Il quarto marchese di Cereseto e quinto conte di Piová Giuseppe Ricci, sposato con la contessa Teresa Visconti figlia del conte Emanuele Luigi e di Giuseppina Gozzani di San Giorgio, vendette la villa barocca e i beni di famiglia del feudo di Cereseto ereditati dallo zio Vincenzo Stanislao, terzo marchese di Cereseto e quarto conte di Piová, al conte savoiardo di Caraz e Castelgrana Giovanni De Maistre, figlio del conte Luigi e di Giuseppina Sannazzaro di Giarole. Giovanni dilapidò il patrimonio al gioco e vendette la
villa Ricci e il castello di Motta dei Conti, poi riscattati dalla moglie Giuseppina. La elegante villa di Cereseto con giardino all’inglese passò in eredità al genero Giuseppe Lovera dei marchesi di Marie (contea savoiarda di Nizza) e alla figlia Giulia De Maistre, venduta nel 1908 dal loro figlio Giacinto all’industriale e mecenate conte Riccardo Gualino. La villa Ricci fu alienata per costruire l’attuale maniero neogotico per l’ambiziosa moglie e cugina Cesarina Gurgo Salice su progetto del casalese ing. Vittorio Tornielli. La splendida dimora fu inaugurata nel 1912 in occasione del loro quinto anniversario di matrimonio e gli invitati indossarono abiti medioevali per essere in accostamento allo stile del castello.
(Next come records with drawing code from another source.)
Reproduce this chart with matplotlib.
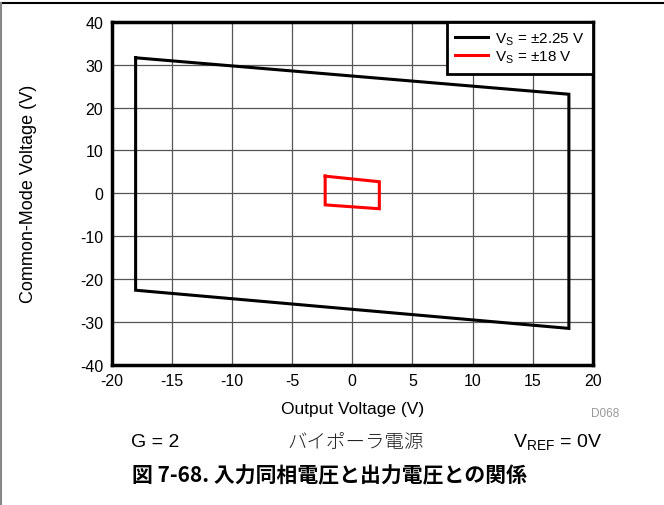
import matplotlib
matplotlib.use("Agg")
import matplotlib.pyplot as plt
from matplotlib.lines import Line2D

plt.rcParams['font.family'] = ['Liberation Sans', 'Noto Sans CJK JP', 'DejaVu Sans']
plt.rcParams['axes.unicode_minus'] = False

# Data (vertices of the closed operating regions)
black_x = [-18, 18, 18, -18, -18]
black_y = [31.6, 23.1, -31.5, -22.6, 31.6]
red_x = [-2.25, 2.25, 2.25, -2.25, -2.25]
red_y = [4.0, 2.7, -3.6, -2.7, 4.0]
series_labels = [r'V$_\mathregular{S}$ = ±2.25 V', r'V$_\mathregular{S}$ = ±18 V']
xticks = [-20, -15, -10, -5, 0, 5, 10, 15, 20]
yticks = [-40, -30, -20, -10, 0, 10, 20, 30, 40]

fig = plt.figure(figsize=(6.64, 5.06), dpi=100)
ax = fig.add_axes([0.168, 0.277, 0.725, 0.678])

ax.plot(black_x, black_y, color='black', lw=2.2, solid_joinstyle='miter', label=series_labels[0], zorder=3)
ax.plot(red_x, red_y, color='#ff0000', lw=2.2, solid_joinstyle='miter', label=series_labels[1], zorder=3)

ax.set_xlim(-20, 20)
ax.set_ylim(-40, 40)
ax.set_xticks(xticks)
ax.set_yticks(yticks)
ax.grid(True, color='#555555', lw=0.9)
ax.set_axisbelow(True)
for s in ax.spines.values():
    s.set_linewidth(2.5)
ax.tick_params(length=0, labelsize=11.5, pad=6)
ax.set_xlabel('Output Voltage (V)', fontsize=12.5)
ax.xaxis.set_label_coords(0.5, -0.105)
ax.set_ylabel('Common-Mode Voltage (V)', fontsize=13)
ax.yaxis.set_label_coords(-0.155, 0.5)

leg = ax.legend(loc='upper right', bbox_to_anchor=(1, 1), borderaxespad=0,
                fancybox=False, framealpha=1, fontsize=11, handlelength=2.15,
                labelspacing=0.1, borderpad=0.55, handletextpad=0.45)
leg.get_frame().set_edgecolor('black')
leg.get_frame().set_linewidth(2.0)

fig.text(0.911, 0.182, 'D068', fontsize=8.5, color='#999999', ha='center', va='center')

fig.text(0.233, 0.125, 'G = 2', fontsize=14, ha='center', va='center')
fig.text(0.535, 0.125, 'バイポーラ電源', fontsize=14, ha='center', va='center',
         family=['Noto Sans CJK JP'], color='#222222', fontweight='light')
fig.text(0.84, 0.125, r'V$_\mathregular{REF}$ = 0V', fontsize=14, ha='center', va='center')
fig.text(0.496, 0.059, '図 7-68. 入力同相電圧と出力電圧との関係', fontsize=15, ha='center', va='center',
         fontweight='bold', family=['Noto Sans CJK JP', 'DejaVu Sans'])

fig.add_artist(Line2D([0, 1], [1 - 4/506, 1 - 4/506], color='black', lw=1.5, transform=fig.transFigure))
fig.add_artist(Line2D([0.001, 0.001], [0, 1 - 4/506], color='#888888', lw=1.5, transform=fig.transFigure))

fig.savefig('out.png', dpi=100)
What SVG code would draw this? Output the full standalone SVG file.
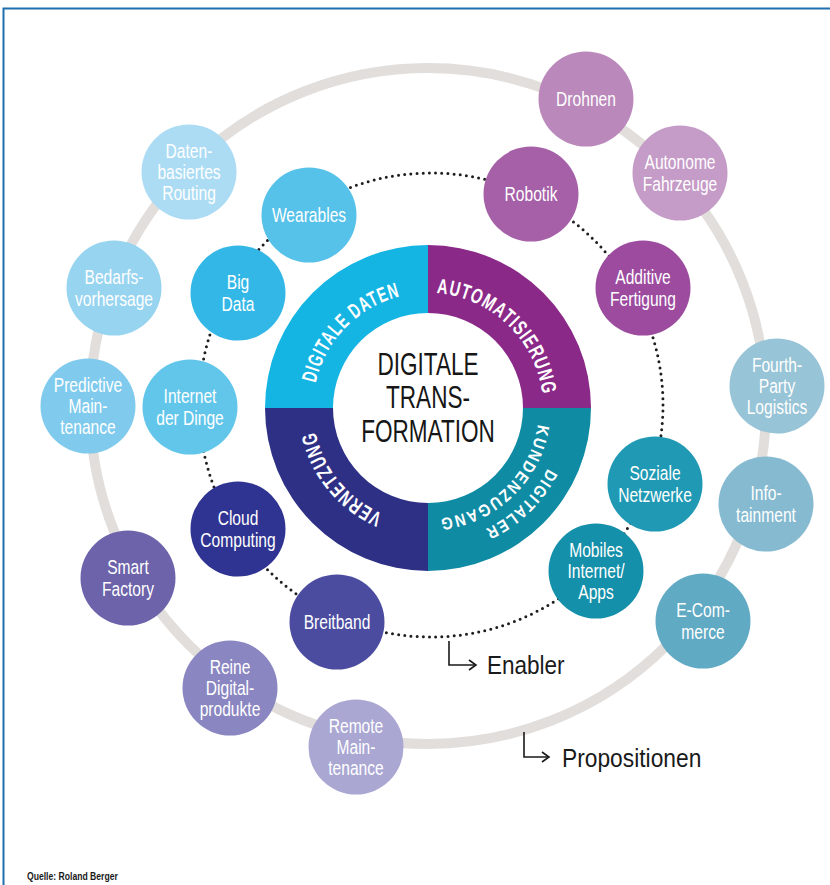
<svg xmlns="http://www.w3.org/2000/svg" width="830" height="885" viewBox="0 0 830 885">
  <defs>
    <style>
      .t { font-family: "Liberation Sans", Arial, sans-serif; }
      .node text { fill: #ffffff; font-size: 19.5px; text-anchor: middle; transform: scale(0.8, 1); }
      .ring text { fill: #ffffff; font-weight: bold; font-size: 21px; letter-spacing: 1.5px; }
      .ring text.two { font-size: 17px; letter-spacing: 2px; }
      .center-label { fill: #161616; font-size: 30.5px; text-anchor: middle; }
      .legend { fill: #1a1a1a; font-size: 26.5px; }
      .dots { fill: none; stroke: #1e1e1e; stroke-width: 3; stroke-linecap: round; stroke-dasharray: 0 6.2; }
      .orbit { fill: none; stroke: #e2dedb; stroke-width: 10; }
      .pointer { fill: none; stroke: #1a1a1a; stroke-width: 1.6; }
    </style>
    <marker id="chevron" markerUnits="userSpaceOnUse" markerWidth="12" markerHeight="14" refX="8" refY="6" orient="auto">
      <path d="M1,1 L8,6 L1,11" fill="none" stroke="#1a1a1a" stroke-width="1.6"/>
    </marker>
    <!-- clockwise circles (start at 9 o'clock) used as text baselines -->
    <path id="arc115" d="M313,408 A115,115 0 1 1 543,408 A115,115 0 1 1 313,408"/>
    <path id="arc134" d="M294,408 A134,134 0 1 1 562,408 A134,134 0 1 1 294,408"/>
    <path id="arc111" d="M317,408 A111,111 0 1 1 539,408 A111,111 0 1 1 317,408"/>
  </defs>

  <rect x="0" y="0" width="830" height="885" fill="#ffffff"/>
  <!-- frame -->
  <path d="M3.5,885 L3.5,8.5 L830,8.5" fill="none" stroke="#1f6fae" stroke-width="2"/>

  <!-- connectors: outer orbit, dotted enabler ring, legend pointers -->
  <g id="connectors">
    <circle class="orbit" cx="428" cy="406" r="338"/>
    <circle class="dots" cx="431" cy="405" r="232"/>
    <polyline class="pointer" points="449,641 449,665 476,665" marker-end="url(#chevron)"/>
    <polyline class="pointer" points="524,732 524,757 549,757" marker-end="url(#chevron)"/>
  </g>

  <!-- central ring -->
  <g id="core" class="t">
    <g class="ring">
      <path d="M265,408 A163,163 0 0 1 428,245 L428,313 A95,95 0 0 0 333,408 Z" fill="#14b4e3"/>
      <path d="M428,245 A163,163 0 0 1 591,408 L523,408 A95,95 0 0 0 428,313 Z" fill="#8b2989"/>
      <path d="M591,408 A163,163 0 0 1 428,571 L428,503 A95,95 0 0 0 523,408 Z" fill="#0f8ba4"/>
      <path d="M428,571 A163,163 0 0 1 265,408 L333,408 A95,95 0 0 0 428,503 Z" fill="#2e3086"/>
      <text><textPath href="#arc115" startOffset="12.3%" text-anchor="middle" textLength="128" lengthAdjust="spacingAndGlyphs">DIGITALE DATEN</textPath></text>
      <text><textPath href="#arc115" startOffset="37.2%" text-anchor="middle" textLength="159" lengthAdjust="spacingAndGlyphs">AUTOMATISIERUNG</textPath></text>
      <text class="two"><textPath href="#arc134" startOffset="62.8%" text-anchor="middle" textLength="90" lengthAdjust="spacingAndGlyphs">DIGITALER</textPath></text>
      <text class="two"><textPath href="#arc111" startOffset="62.9%" text-anchor="middle" textLength="147" lengthAdjust="spacingAndGlyphs">KUNDENZUGANG</textPath></text>
      <text><textPath href="#arc115" startOffset="89.1%" text-anchor="middle" textLength="111" lengthAdjust="spacingAndGlyphs">VERNETZUNG</textPath></text>
    </g>
    <text class="center-label" transform="translate(428,375) scale(0.74,1)">DIGITALE</text>
    <text class="center-label" transform="translate(428,408) scale(0.74,1)">TRANS-</text>
    <text class="center-label" transform="translate(428,442) scale(0.74,1)">FORMATION</text>
  </g>

  <!-- enabler nodes -->
  <g class="t">
    <g id="wearables" class="node" transform="translate(309,215)"><circle r="47.5" fill="#56c1e9"/><text y="7">Wearables</text></g>
    <g id="big-data" class="node" transform="translate(238,293)"><circle r="47.5" fill="#33b7e7"/><text y="-3.75">Big</text><text y="17.75">Data</text></g>
    <g id="internet-der-dinge" class="node" transform="translate(190,407)"><circle r="47.5" fill="#62c6eb"/><text y="-3.75">Internet</text><text y="17.75">der Dinge</text></g>
    <g id="robotik" class="node" transform="translate(531,194)"><circle r="47.5" fill="#a660a8"/><text y="7">Robotik</text></g>
    <g id="additive-fertigung" class="node" transform="translate(643,288)"><circle r="47.5" fill="#9c4b9f"/><text y="-3.75">Additive</text><text y="17.75">Fertigung</text></g>
    <g id="soziale-netzwerke" class="node" transform="translate(655,484)"><circle r="47.5" fill="#1f99b4"/><text y="-3.75">Soziale</text><text y="17.75">Netzwerke</text></g>
    <g id="mobiles-internet-apps" class="node" transform="translate(596,571)"><circle r="47.5" fill="#1590aa"/><text y="-14.5">Mobiles</text><text y="7">Internet/</text><text y="28.5">Apps</text></g>
    <g id="cloud-computing" class="node" transform="translate(238,529)"><circle r="47.5" fill="#2f3391"/><text y="-3.75">Cloud</text><text y="17.75">Computing</text></g>
    <g id="breitband" class="node" transform="translate(337,622)"><circle r="47.5" fill="#4b4c9f"/><text y="7">Breitband</text></g>
  </g>

  <!-- proposition nodes -->
  <g class="t">
    <g id="drohnen" class="node" transform="translate(586,99)"><circle r="47.5" fill="#bb88bb"/><text y="7">Drohnen</text></g>
    <g id="autonome-fahrzeuge" class="node" transform="translate(680,173)"><circle r="47.5" fill="#c59bc7"/><text y="-3.75">Autonome</text><text y="17.75">Fahrzeuge</text></g>
    <g id="fourth-party-logistics" class="node" transform="translate(777,386)"><circle r="47.5" fill="#97c4d6"/><text y="-14.5">Fourth-</text><text y="7">Party</text><text y="28.5">Logistics</text></g>
    <g id="infotainment" class="node" transform="translate(766,504)"><circle r="47.5" fill="#86bad0"/><text y="-3.75">Info-</text><text y="17.75">tainment</text></g>
    <g id="e-commerce" class="node" transform="translate(703,621)"><circle r="47.5" fill="#61aac4"/><text y="-3.75">E-Com-</text><text y="17.75">merce</text></g>
    <g id="remote-maintenance" class="node" transform="translate(356,747)"><circle r="47.5" fill="#aaa7d3"/><text y="-14.5">Remote</text><text y="7">Main-</text><text y="28.5">tenance</text></g>
    <g id="reine-digitalprodukte" class="node" transform="translate(230,688)"><circle r="47.5" fill="#8a86c1"/><text y="-14.5">Reine</text><text y="7">Digital-</text><text y="28.5">produkte</text></g>
    <g id="smart-factory" class="node" transform="translate(128,578)"><circle r="47.5" fill="#6c63aa"/><text y="-3.75">Smart</text><text y="17.75">Factory</text></g>
    <g id="predictive-maintenance" class="node" transform="translate(88,406)"><circle r="47.5" fill="#80cbed"/><text y="-14.5">Predictive</text><text y="7">Main-</text><text y="28.5">tenance</text></g>
    <g id="bedarfsvorhersage" class="node" transform="translate(114,288)"><circle r="47.5" fill="#97d4f0"/><text y="-3.75">Bedarfs-</text><text y="17.75">vorhersage</text></g>
    <g id="daten-basiertes-routing" class="node" transform="translate(189,172)"><circle r="47.5" fill="#abdcf4"/><text y="-14.5">Daten-</text><text y="7">basiertes</text><text y="28.5">Routing</text></g>
  </g>

  <!-- legend -->
  <g id="legend" class="t">
    <text class="legend" transform="translate(487,674) scale(0.85,1)">Enabler</text>
    <text class="legend" transform="translate(562,767) scale(0.86,1)">Propositionen</text>
  </g>

  <text class="t" transform="translate(27,880) scale(0.82,1)" font-size="10.5" font-weight="bold" fill="#1a1a1a">Quelle: Roland Berger</text>
</svg>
Nei primi anni del ‘900, Cesarina frequentò il collegio femminile gestito dalle Filles de la Sagesse, congregazione di monache monfortiane provenienti dalla Vandea fondata da San Luigi Grignon da Montfort nel 1703 (Alta Provenza) che migrarono in Italia e nel mondo dopo che la Francia aveva messo al bando gli istituti religiosi, istituto che si era trasferito da Casale al castello di San Giorgio proprietà del conte Giuseppe Cavalli d’Olivola, figlio di Alessandro e della contessa Paolina Gozzani. Nel teatro del castello di Cereseto il maestro Alfredo Casella diresse un concerto dedicato a Igor Stravinskij e nel circolo culturale dei coniugi Gualino entrarono grandi personaggi: Emma Gramatica, Jacques Dalcrole di Ginevra padre della danza moderna, Pietro Canonica scultore di Moncalieri, Carlo Levi, Luigi Pirandello, Benedetto Croce, Amedeo Nazzari, Leonardo Bistolfi, Felice Casorati e la moglie Daphne Maugham, Sibilla Aleramo, Rajssa Gourevitch (che sposerà nel 1927 Giorgio De Chirico) e Richard Strauss. La collezione della musa Cesarina, stregata da Lionello Venturi storico e figlio del critico d’arte Adolfo, fu valutata in 250 milioni di lire nel 1931, compresi i sette Modigliani acquistati a Parigi nel 1921 e parte delle opere furono destinate alla Galleria Sabauda.
Oltre al castello, i coniugi Gualino lasciarono come unica testimonianza la lapide in bronzo del Canonica posta alla base del maniero, altorilievo neogotico destinato al monumento dello zar Nicola II° a San Pietroburgo, acquistato dal Gualino dopo la rivoluzione bolscevica. Però la grande notorietà fu il seme della loro rovina. La crisi americana del 1929 coincise con il tracollo finanziario del Gualino ed ebbe inizio la decadenza del castello, messo all’asta dalle Finanze nel 1933 unitamente alla tenuta Gambarello dei marchesi Ricci. Gualino fu incarcerato in Francia e a Torino ed in seguito confinato per cinque anni a Lipari nel 1931, rappresentando l’opposizione liberale alla dittatura mussoliniana. Dopo l’avvento dei diversi proprietari, l’immagine dei castello fu deteriorata nel 1980 da una gang di malviventi nota come French Connection che produceva eroina fornendosi di oppio e morfina dal Medio Oriente, segnando il culmine della decadenza del maniero.